Oui, mais certaines garderies ont accumulé de beaux surplus budgétaires, preuve qu'elles ont trop d'argent, plaide le gouvernement. Vrai, certains CPE avaient de l'argent en banque, mais ces surplus ont été accumulés grâce à une gestion prudente, pas en détournant des fonds. Ils servaient de réserve d'urgence ou de cagnotte pour de futures rénovations. Le gouvernement est venu les récupérer en reprochant aux CPE « coupables » d'avoir si bien géré.

Sans surprise, comme ç'a été le cas l'automne dernier dans les écoles primaires publiques, la résistance s'organise : manifestations, chaînes humaines et possibles journées de fermeture.
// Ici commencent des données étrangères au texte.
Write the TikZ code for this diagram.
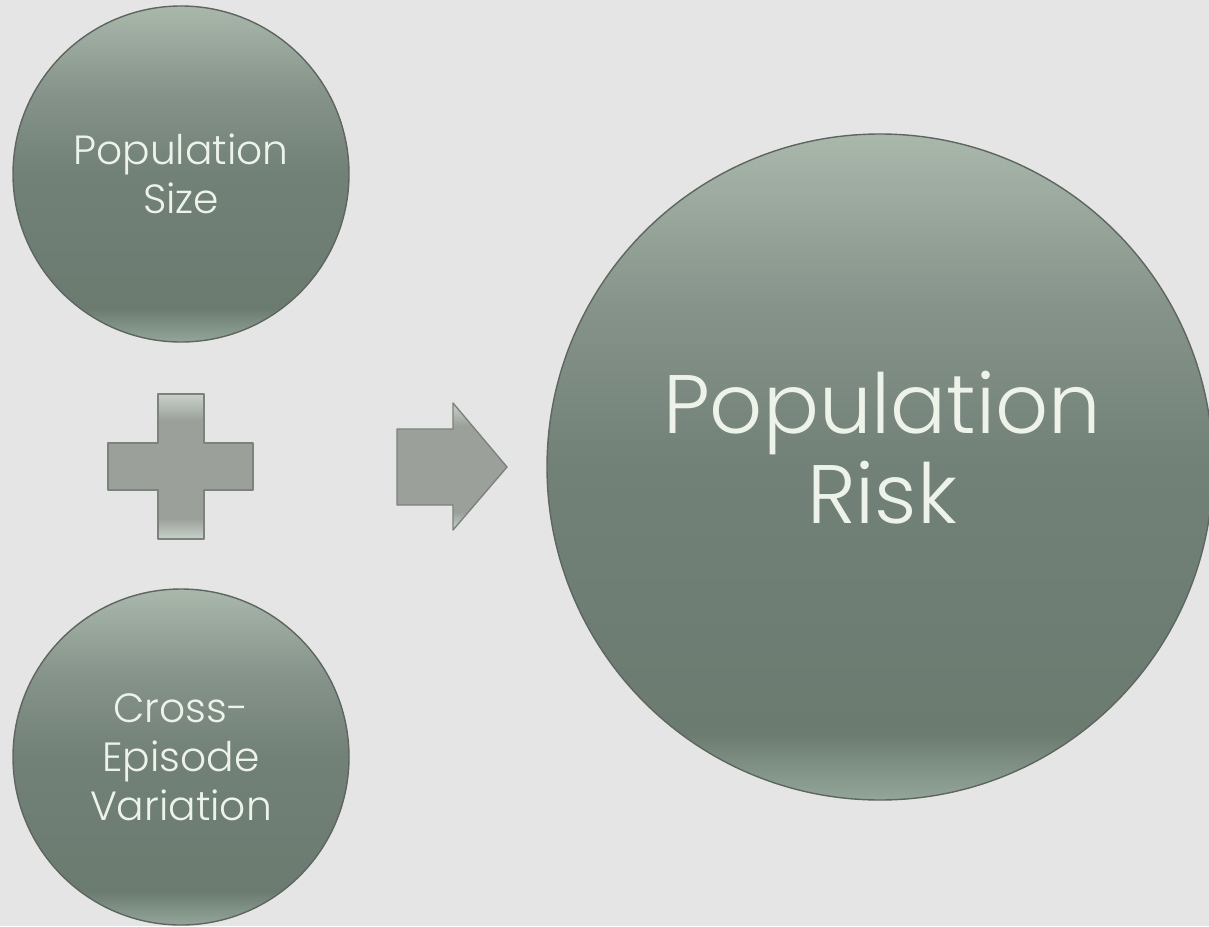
\documentclass[tikz,border=0pt]{standalone}
\usepackage{fontspec}
\IfFontExistsTF{Poppins Light}{\setmainfont{Poppins Light}}{\setmainfont{Poppins}}
\usepackage{tikz}
\usetikzlibrary{positioning}
\definecolor{pr-bg}{HTML}{E5E5E5}
\definecolor{pr-edge}{HTML}{5E6660}
\definecolor{pr-top}{HTML}{AAB7AB}
\definecolor{pr-upper}{HTML}{85938A}
\definecolor{pr-mid}{HTML}{728178}
\definecolor{pr-low}{HTML}{6C7B70}
\definecolor{pr-bot}{HTML}{93A699}
\definecolor{pr-text}{HTML}{EEF3EA}
\definecolor{sg-light}{HTML}{C9D1CB}
\definecolor{sg-fill}{HTML}{9BA19A}
\definecolor{sg-edge}{HTML}{7C827C}
\pgfdeclareverticalshading{discshade}{100bp}{color(0bp)=(pr-bot); color(25bp)=(pr-bot); color(30bp)=(pr-low); color(50bp)=(pr-mid); color(62bp)=(pr-upper); color(75bp)=(pr-top); color(100bp)=(pr-top)}
\pgfdeclareverticalshading{signshade}{100bp}{color(0bp)=(sg-light); color(25bp)=(sg-light); color(32bp)=(sg-fill); color(66bp)=(sg-fill); color(75bp)=(sg-light); color(100bp)=(sg-light)}

\begin{document}
\begin{tikzpicture}[x=0.1mm,y=-0.1mm,
    disc/.style={circle,inner sep=0pt,outer sep=0pt,shading=discshade,draw=pr-edge,line width=0.4pt},
    smalldisc/.style={disc,minimum size=33.6mm,text=pr-text,align=center,font=\fontsize{11.6}{14}\selectfont},
    bigdisc/.style={disc,minimum size=66.6mm},
    bigtxt/.style={text=pr-text,align=center,font=\fontsize{23.6}{25.6}\selectfont},
    sign/.style={shading=signshade,draw=sg-edge,line width=0.4pt,line join=round}]
  \useasboundingbox (0,0) rectangle (1209,926);
  \fill[pr-bg] (0,0) rectangle (1209,926);
  \node[smalldisc] (size) at (181,174) {Population\\Size};
  \node[smalldisc] (variation) at (181,757) {Cross-\\Episode\\Variation};
  \node[bigdisc] (risk) at (880,467) {};
  \node[bigtxt] (risklbl) at (882,448) {Population\\Risk};
  \draw[sign] (158,394) -- (204,394) -- (204,443) -- (253,443) -- (253,490) -- (204,490)
    -- (204,539) -- (158,539) -- (158,490) -- (108,490) -- (108,443) -- (158,443) -- cycle;
  \draw[sign] (397,429) -- (453,429) -- (453,403) -- (507,467) -- (453,530) -- (453,505)
    -- (397,505) -- cycle;
\end{tikzpicture}
\end{document}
Les CPE ne sont pas les seuls à passer au cash. Les services de garde en milieu scolaire aussi y goûtent. À cause de l'augmentation importante des tarifs des activités, on note une diminution marquée des inscriptions aux journées pédagogiques. Faites le calcul : il y a 20 journées pédagogiques par année et certaines activités coûtent jusqu'à 38 $ par enfant (le tarif minimal est de 16 $ si l'enfant reste à l'école les jours de pédago).

Par ailleurs, de plus en plus de parents d'enfants de 9 à 12 ans ne les inscrivent carrément plus au service de garde, préférant qu'ils rentrent seuls à la maison après l'école.

L'auteure Aurélie Lanctôt a publié récemment un livre intitulé Les libéraux n'aiment pas les femmes. On peut aussi se demander s'ils aiment vraiment les familles qu'ils courtisent pourtant, comme tous les partis politiques, à chaque campagne électorale.